To Tarkos’s surprise, Bria answered her. “Genetic data.”
“What?” Tarkos said. He touched his helmet to the cylinder. On several folds of the plate within he could make out the symbols that the galactics used for DNA sequence information. It seemed that this second plate described some kind of genome. He looked to the top of the plate. It began, like the first plate, with the formal declaration of some kind of agreement. “It looks like it’s a treaty too.”
“Contract,” Bria said.
“From the war?” Tarkos asked.
“Older,” Bria said, pointing a claw at where a date was visible on a fold.
“So, we have two, what do you call them, monument plates—one a treaty naming star systems, the other some kind of a contract listing a genome. One from near the end of the war, one from before the war. Why are they here?”
“Because the Ulltrians want to sow dissension,” Eydis said. “And they’re going to succeed.”
“You don’t know the Alliance sold us out,” Tarkos said.
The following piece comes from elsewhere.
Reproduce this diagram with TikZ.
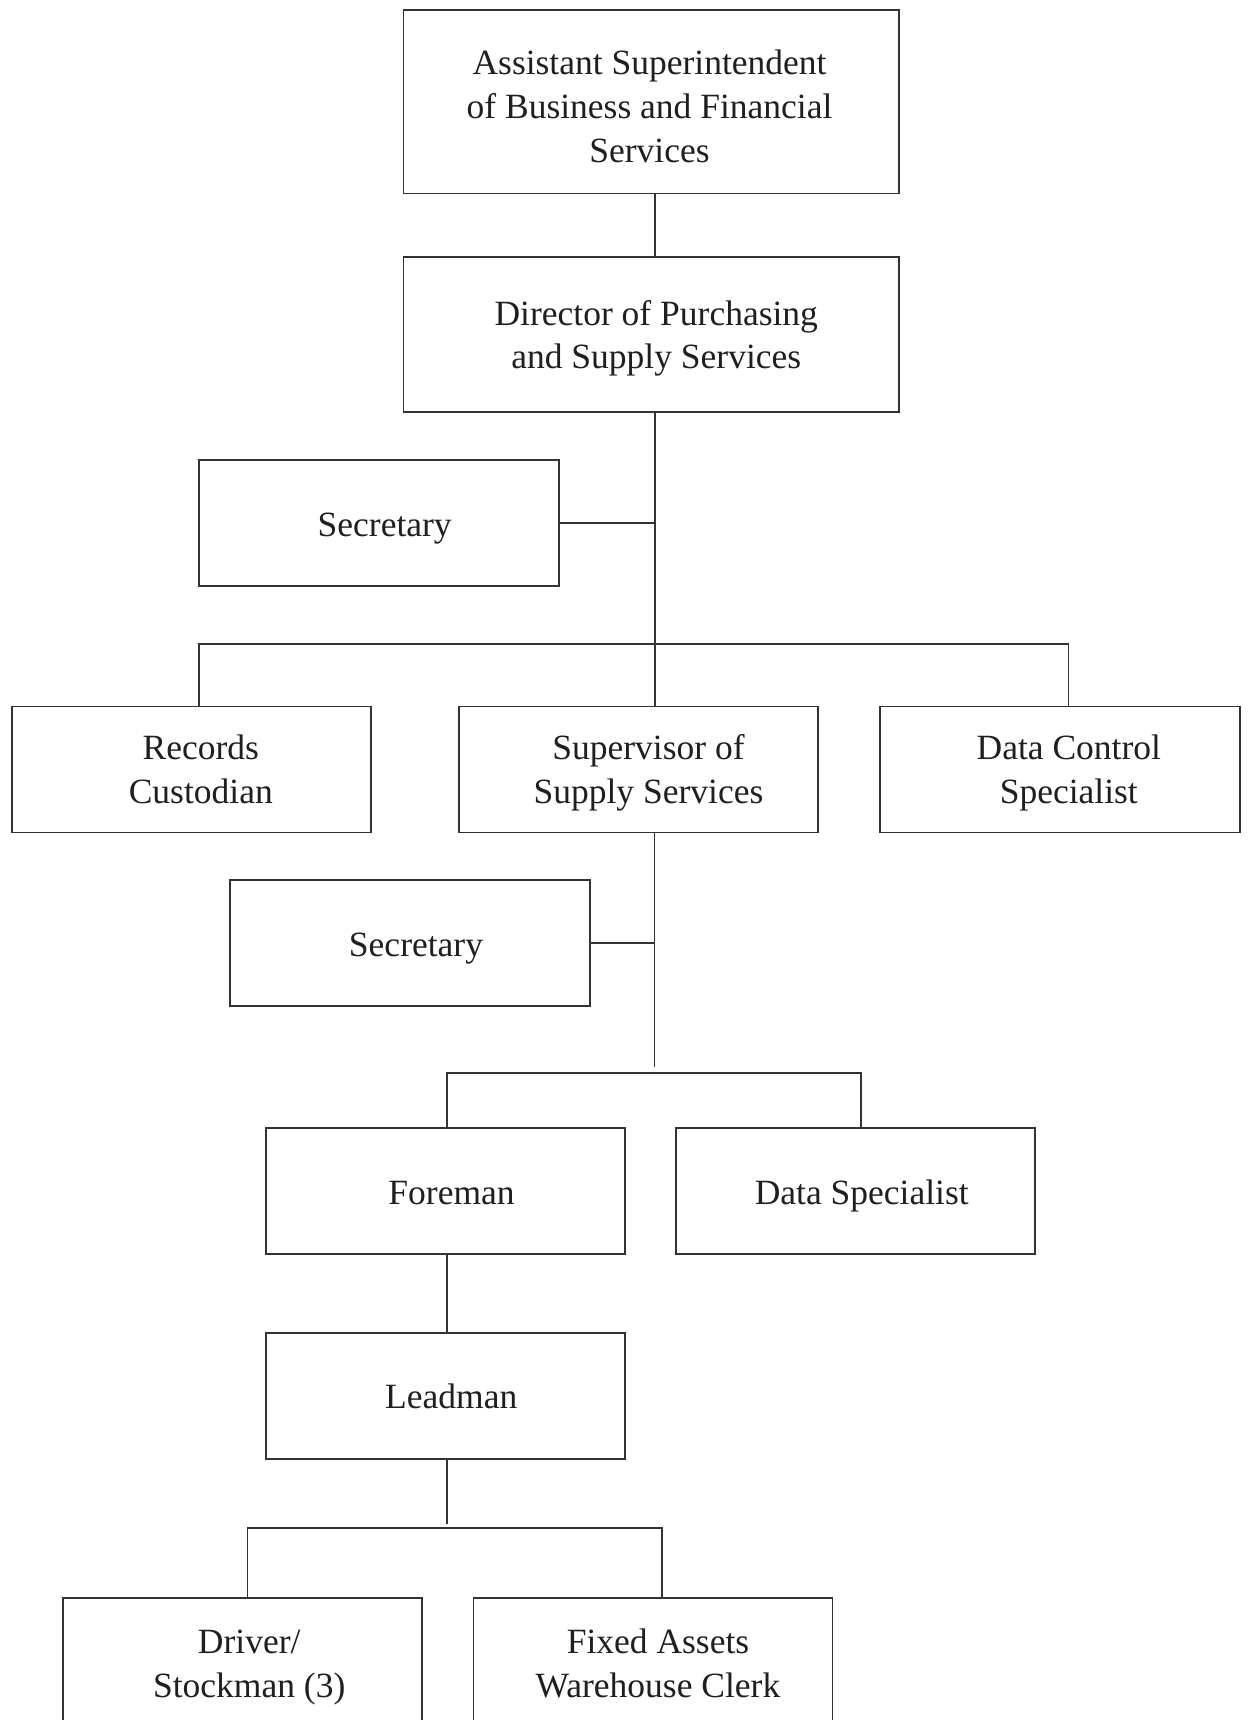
\documentclass[tikz,border=0pt]{standalone}
\usepackage{fontspec}
\setmainfont{Liberation Serif}
% invisible rule that fixes the height of a label's first line
\newcommand\lblstrut{\rule{0pt}{30pt}}
\begin{document}
\begin{tikzpicture}[x=1pt,y=-1pt,
  post/.style={draw=black!80, line width=1.7pt, fill=white,
    inner sep=0pt, minimum height=126pt, minimum width=359pt},
  lbl/.style={anchor=north, inner sep=0pt, align=center, text=black!88,
    font=\fontsize{35.5}{#1}\selectfont},
  lbl/.default=44,
  link/.style={draw=black!80, line width=1.7pt}]
\useasboundingbox (0,0) rectangle (1248,1720);

% boxes
\node[post, minimum width=495.5pt, minimum height=183.5pt] (top) at (651.25,101.75) {};
\node[post, minimum width=495.5pt, minimum height=155.6pt] (dir) at (651.25,334.5) {};
\node[post, minimum width=360pt] (sec1) at (379,523) {};
\node[post] (rec) at (191.5,769.5) {};
\node[post] (sup) at (638.5,769.5) {};
\node[post, minimum width=360pt] (dcs) at (1060,769.5) {};
\node[post, minimum width=360pt] (sec2) at (410,943) {};
\node[post] (fore) at (445.25,1191.3) {};
\node[post] (dspec) at (855.5,1191.3) {};
\node[post] (lead) at (445.25,1396) {};
\node[post] (drv) at (242.75,1661.3) {};
\node[post] (fix) at (653,1661.3) {};

% box titles
\node[lbl] (top-t) at ([shift={(-1.7,-57.5)}]top.center)
  {\lblstrut Assistant Superintendent\\of Business and Financial\\Services};
\node[lbl=43.5] (dir-t) at ([shift={(5,-39.5)}]dir.center)
  {\lblstrut Director of Purchasing\\ and Supply Services};
\node[lbl] (sec1-t) at ([shift={(5.7,-16.3)}]sec1.center) {\lblstrut Secretary};
\node[lbl] (rec-t) at ([shift={(9.3,-40)}]rec.center) {\lblstrut Records\\Custodian};
\node[lbl] (sup-t) at ([shift={(10,-40)}]sup.center) {\lblstrut Supervisor of\\Supply Services};
\node[lbl] (dcs-t) at ([shift={(8.8,-40)}]dcs.center) {\lblstrut Data Control\\Specialist};
\node[lbl] (sec2-t) at ([shift={(6,-16.3)}]sec2.center) {\lblstrut Secretary};
\node[lbl] (fore-t) at ([shift={(6.3,-17.3)}]fore.center) {\lblstrut Foreman};
\node[lbl] (dspec-t) at ([shift={(6.2,-17.3)}]dspec.center) {\lblstrut Data Specialist};
\node[lbl] (lead-t) at ([shift={(6,-17.7)}]lead.center) {\lblstrut Leadman};
\node[lbl] (drv-t) at ([shift={(6.5,-38)}]drv.center) {\lblstrut Driver/\\Stockman (3)};
\node[lbl] (fix-t) at ([shift={(5,-38)}]fix.center) {\lblstrut Fixed Assets\\Warehouse Clerk};

% guide coordinates for the connector runs
\coordinate (xa) at (655,0);
\coordinate (xb) at (654.5,0);
\coordinate (xr) at (199,0);
\coordinate (xd) at (1068.5,0);
\coordinate (xf) at (447,0);
\coordinate (xs) at (861,0);
\coordinate (xl) at (247.6,0);
\coordinate (xx) at (661.9,0);
\coordinate (h1) at (0,644);
\coordinate (h2) at (0,1073);
\coordinate (h3) at (0,1528);
\coordinate (e1) at (654.5,1067);
\coordinate (e2) at (447,1524);

% connectors
\draw[link] (top.south -| xa) -- (dir.north -| xa);
\draw[link] (dir.south -| xa) -- (sup.north -| xa);
\draw[link] (sec1.east) -- (sec1.east -| xa);
\draw[link] (rec.north -| xr) |- (h1 -| xd) -- (dcs.north -| xd);

\draw[link] (sup.south -| xb) -- (e1);
\draw[link] (sec2.east) -- (sec2.east -| xb);
\draw[link] (fore.north -| xf) |- (h2 -| xs) -- (dspec.north -| xs);

\draw[link] (fore.south -| xf) -- (lead.north -| xf);
\draw[link] (lead.south -| xf) -- (e2);
\draw[link] (drv.north -| xl) |- (h3 -| xx) -- (fix.north -| xx);
\end{tikzpicture}
\end{document}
“Don’t be a fool,” Eydis said, without anger. Her voice sounded tired, resigned. “The Ulltrians just broke the treaty, that’s all. They broke the treaty, and then they lost the war, and Earth was saved. By accident.” She walked over to Bria. “You, Sussurat! Did you know about this? Did Sussurat sell us out too?” She shoved on Bria’s arm, a gesture that failed to budge Bria, or even move her limb.